I spent the afternoon reading up on this and my original hunch about timing lines up with this. I went ahead and implemented this across the board this evening and saw some improvements right away in the SnR however, these “events” as we’ve been calling them, have not been present at all today. As seen on the graphs from the last 24 hours, that 6am drop followed by hours of quality signals. LTE coexist changes weren’t made until around 630pm this evening. The next 24-48 hours will be a true test of the results while we wait on the graphs to populate.
Yesterday after some research I found there were some known issues with 24.2.1 firmware relating to legacy P11 SMs. Majority of our SMs are older units that fall in to this category. Scheduled an overnight downgrade to 22.1.2. Oddly enough Cambium Support recommended the same thing a few hours later. The firmware downgrade provided the most substantial improvement overall. I also made some adjustments to the LTE Frame settings and will continue to monitor throughout the day.
Attached are few graphs that show around 2am when the firmware downgrade took place the changes we have seen.
LTE Colocation settings provided a major improvement in our SNR and RSSI imbalance so big thanks to Eric for pointing us in that direction. These issues appeared to start back in June and have steadily gotten worse over the last couple months.

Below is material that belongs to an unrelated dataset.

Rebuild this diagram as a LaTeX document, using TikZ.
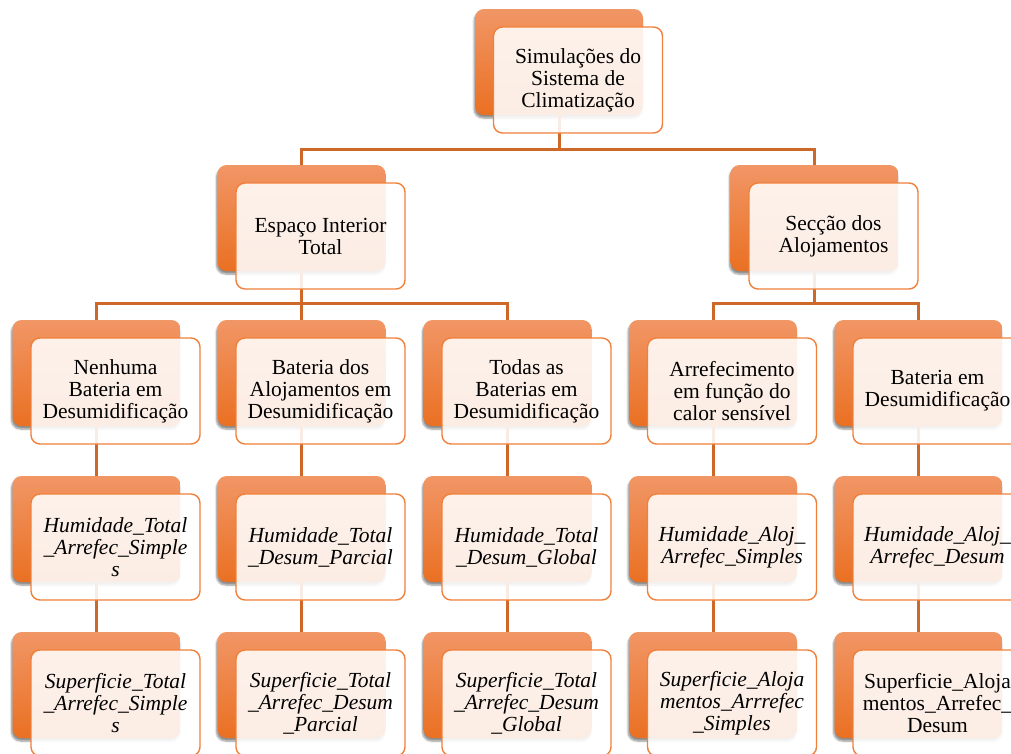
\documentclass[tikz,border=0pt]{standalone}
\usepackage{fontspec}
\setmainfont{Liberation Serif}
\usetikzlibrary{shadows.blur}

\definecolor{boxtop}{RGB}{241,150,102}
\definecolor{boxbot}{RGB}{234,112,34}
\definecolor{boxline}{RGB}{240,128,58}
\definecolor{linkcol}{RGB}{206,104,40}

\tikzset{every node/.style={font=\fontsize{21.5}{22}\selectfont}}
\tikzset{backbox/.style={rounded corners=9pt, minimum width=168pt, minimum height=106pt,
    top color=boxtop, bottom color=boxbot,
    blur shadow={shadow xshift=-1pt, shadow yshift=-3pt, shadow blur steps=6, shadow opacity=45}}}
\tikzset{frontbox/.style={rounded corners=9pt, minimum width=169pt, minimum height=106pt,
    draw=boxline, line width=1.4pt, fill=white, fill opacity=.88, text opacity=1,
    align=center, inner sep=2pt}}
\tikzset{itbox/.style={frontbox, font=\fontsize{21.5}{22}\selectfont\itshape}}

\begin{document}
\begin{tikzpicture}[x=1pt, y=-1pt, link/.style={draw=linkcol, line width=3pt}]
            \clip (0,0) rectangle (1011,753);
            % orange back boxes
            \node [backbox] (rootb) at (559,62) {};
            \node [backbox] (espb) at (301.5,218) {};
            \node [backbox] (secb) at (814.5,218) {};
            \node [backbox] (nenb) at (96.5,373) {};
            \node [backbox] (alob) at (301.5,373) {};
            \node [backbox] (todb) at (507.5,373) {};
            \node [backbox] (arrb) at (713,373) {};
            \node [backbox] (batb) at (918.5,373) {};
            \node [backbox] (hum1b) at (96.5,529) {};
            \node [backbox] (hum2b) at (301.5,529) {};
            \node [backbox] (hum3b) at (507.5,529) {};
            \node [backbox] (hum4b) at (713,529) {};
            \node [backbox] (hum5b) at (918.5,529) {};
            \node [backbox] (sup1b) at (96.5,685) {};
            \node [backbox] (sup2b) at (301.5,685) {};
            \node [backbox] (sup3b) at (507.5,685) {};
            \node [backbox] (sup4b) at (713,685) {};
            \node [backbox] (sup5b) at (918.5,685) {};

            % connectors
            \draw [link] (rootb.south) -- ++(0,34) -| (espb.north);
            \draw [link] (rootb.south) -- ++(0,34) -| (secb.north);
            \draw [link] (espb.south) -- ++(0,32) -| (nenb.north);
            \draw [link] (espb.south) -- (alob.north);
            \draw [link] (espb.south) -- ++(0,32) -| (todb.north);
            \draw [link] (secb.south) -- ++(0,32) -| (arrb.north);
            \draw [link] (secb.south) -- ++(0,32) -| (batb.north);
            \draw [link] (nenb.south) -- (hum1b.north);
            \draw [link] (alob.south) -- (hum2b.north);
            \draw [link] (todb.south) -- (hum3b.north);
            \draw [link] (arrb.south) -- (hum4b.north);
            \draw [link] (batb.south) -- (hum5b.north);
            \draw [link] (hum1b.south) -- (sup1b.north);
            \draw [link] (hum2b.south) -- (sup2b.north);
            \draw [link] (hum3b.south) -- (sup3b.north);
            \draw [link] (hum4b.south) -- (sup4b.north);
            \draw [link] (hum5b.south) -- (sup5b.north);

            % white front boxes with the texts
            \node [frontbox] (root) at ([shift={(19,18)}]rootb) {Simulações do\\Sistema de\\Climatização};
            \node [frontbox] (esp) at ([shift={(19,18)}]espb) {Espaço Interior\\Total};
            \node [frontbox] (sec) at ([shift={(19,18)}]secb) {Secção dos\\Alojamentos};
            \node [frontbox] (nen) at ([shift={(19,18)}]nenb) {Nenhuma\\Bateria em\\Desumidificação};
            \node [frontbox] (alo) at ([shift={(19,18)}]alob) {Bateria dos\\Alojamentos em\\Desumidificação};
            \node [frontbox] (tod) at ([shift={(19,18)}]todb) {Todas as\\Baterias em\\Desumidificação};
            \node [frontbox] (arr) at ([shift={(19,18)}]arrb) {Arrefecimento\\em função do\\calor sensível};
            \node [frontbox] (bat) at ([shift={(19,18)}]batb) {Bateria em\\Desumidificação};
            \node [itbox] (hum1) at ([shift={(19,18)}]hum1b) {Humidade\_Total\\\_Arrefec\_Simple\\s};
            \node [itbox] (hum2) at ([shift={(19,18)}]hum2b) {Humidade\_Total\\\_Desum\_Parcial};
            \node [itbox] (hum3) at ([shift={(19,18)}]hum3b) {Humidade\_Total\\\_Desum\_Global};
            \node [itbox] (hum4) at ([shift={(19,18)}]hum4b) {Humidade\_Aloj\_\\Arrefec\_Simples};
            \node [itbox] (hum5) at ([shift={(19,18)}]hum5b) {Humidade\_Aloj\_\\Arrefec\_Desum};
            \node [itbox] (sup1) at ([shift={(19,18)}]sup1b) {Superficie\_Total\\\_Arrefec\_Simple\\s};
            \node [itbox] (sup2) at ([shift={(19,18)}]sup2b) {Superficie\_Total\\\_Arrefec\_Desum\\\_Parcial};
            \node [itbox] (sup3) at ([shift={(19,18)}]sup3b) {Superficie\_Total\\\_Arrefec\_Desum\\\_Global};
            \node [itbox] (sup4) at ([shift={(19,18)}]sup4b) {Superficie\_Aloja\\mentos\_Arrrefec\\\_Simples};
            \node [frontbox] (sup5) at ([shift={(19,18)}]sup5b) {Superficie\_Aloja\\mentos\_Arrefec\_\\Desum};
        \end{tikzpicture}
\end{document}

We’ve had a few days now without any events and that coincides with the replacement of a timing unit that was causing strange behavior on the ethernet link to radios on a single tower. The radios would occasionally drop back to 100Mb Half Duplex from 1000Mb FDX however, the fall back never matched up with the events. The timing unit was a shelf spare that was new but about 6 years old. It was deployed with a complete tower site upgrade after lightning damage and It’s my belief that the timing unit was dropping sync or delaying sync to the radios which was causing wide reaching affects. Combine that with LTE interference and it makes for some difficult troubleshooting.
This is great information Ryan. Thanks for posting. Can you elaborate on the “timing unit” you describe above? What model was it, and were there any other indicators aside from flapping the port speed?
This is the kind of information that can help others to troubleshoot similar issues, thanks again.
It was a LMG Cyclone CTM2M. No other indicators were present. All APs showed 100% sync and no errors in the ethernet stats on the APs themselves. Only port speed fall back in the switch and this was on all brand new equipment and new cable after a lightning damage a few weeks prior. The only reason we changed the timing unit (keep in mind it was factory sealed when it was installed just 2 weeks before) was because the frequency of the issue seemed to behave like radios when they are in proximity of un-timed radios. We’ve seen failed GPS units in the past that have caused timing issues. We have since went to Autosync on the APs and when they lose sync they stop transmitting. Not the case here.